Is the .to (Tonga) domain completely rogue and should be removed?

Not that I would advocate such activity, but unless there
exists an extradition treaty that allows for computer trespass
or denial of service attacks, I imagine that a few weeks of
being hacked and DoS attacks would have them reconsidering
the fee's that they charge to spam houses. Or they could
be put on the RBL list, and i imagine people that are using
.to for non spam reasons, would demand something be done.

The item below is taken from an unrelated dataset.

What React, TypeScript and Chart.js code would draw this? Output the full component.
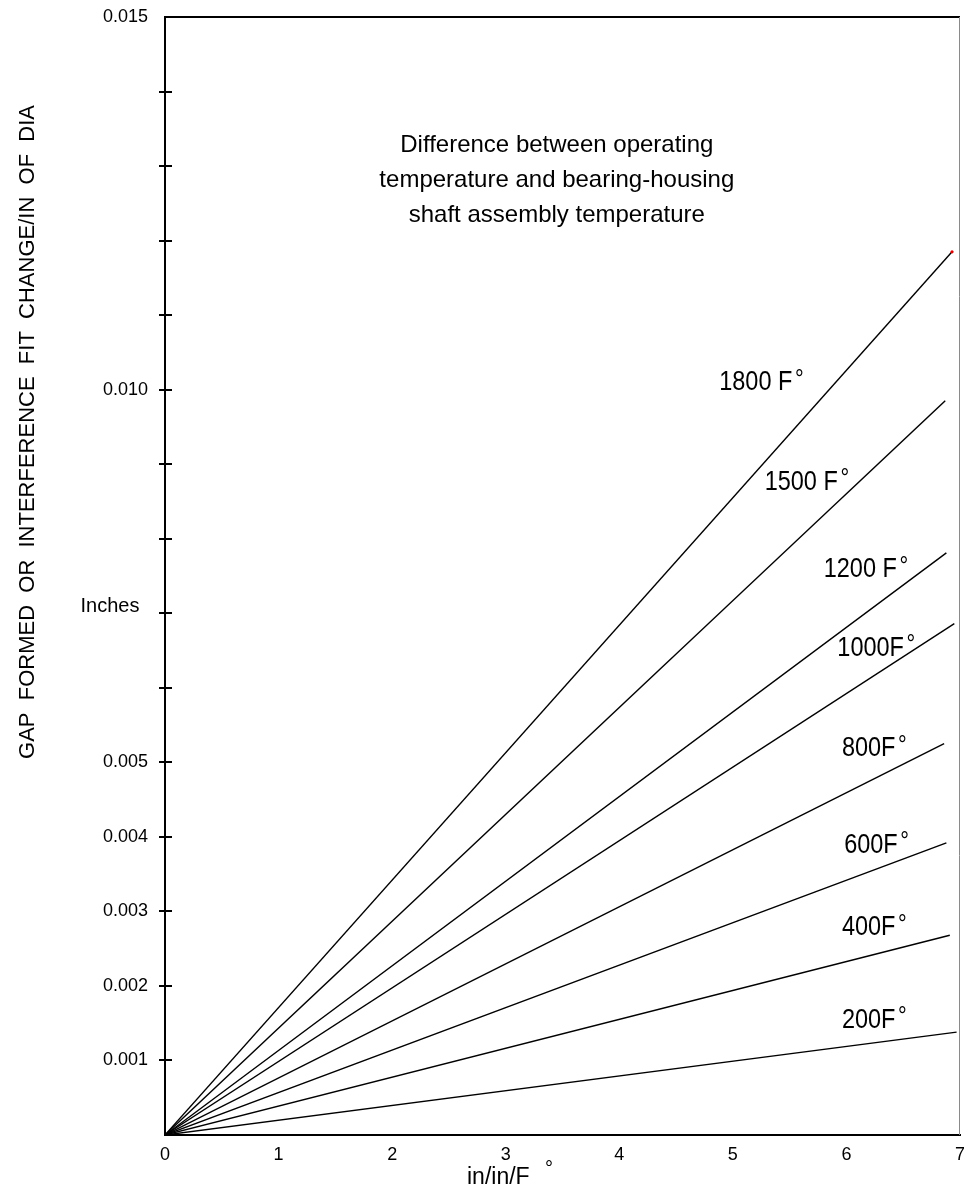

Despite other's protest, there is accountablility in the Internet
even without accountability in local, state, federal, or international
courts.
There seems very little risk involved in doing something active
to solve the problem due to the nature of international law, etc.
(If they sue you in a Tonga court, what good will that do? If the
sue in a us court what basis can they claim if they are really
part of Tonga, at any rate in action in the US opens them up to
legal action from you.)

I hope you're kidding.

This statement is an order of magnitude dumber than anything Barry's
contributed to this thread.

Agreed! SPAM-L has determined, over years of operation (including getting
CyberPromo busted out of Agis), that the most effective policy is
reasonable complaint, followed by blackholing (a la RBL). Any "Cracker" or
DoS attacks simply open you up for criminal charges and actually place the
spam-haus in a favorable light wrt LEOs. They then become the "oh so
innocent and helpless" victim. Also, there are a lot of TO SLDs that aren't
spam-hauses. The normal SPAM complaint process to their upstream providers
usually does the trick, regardless of what domain they're in.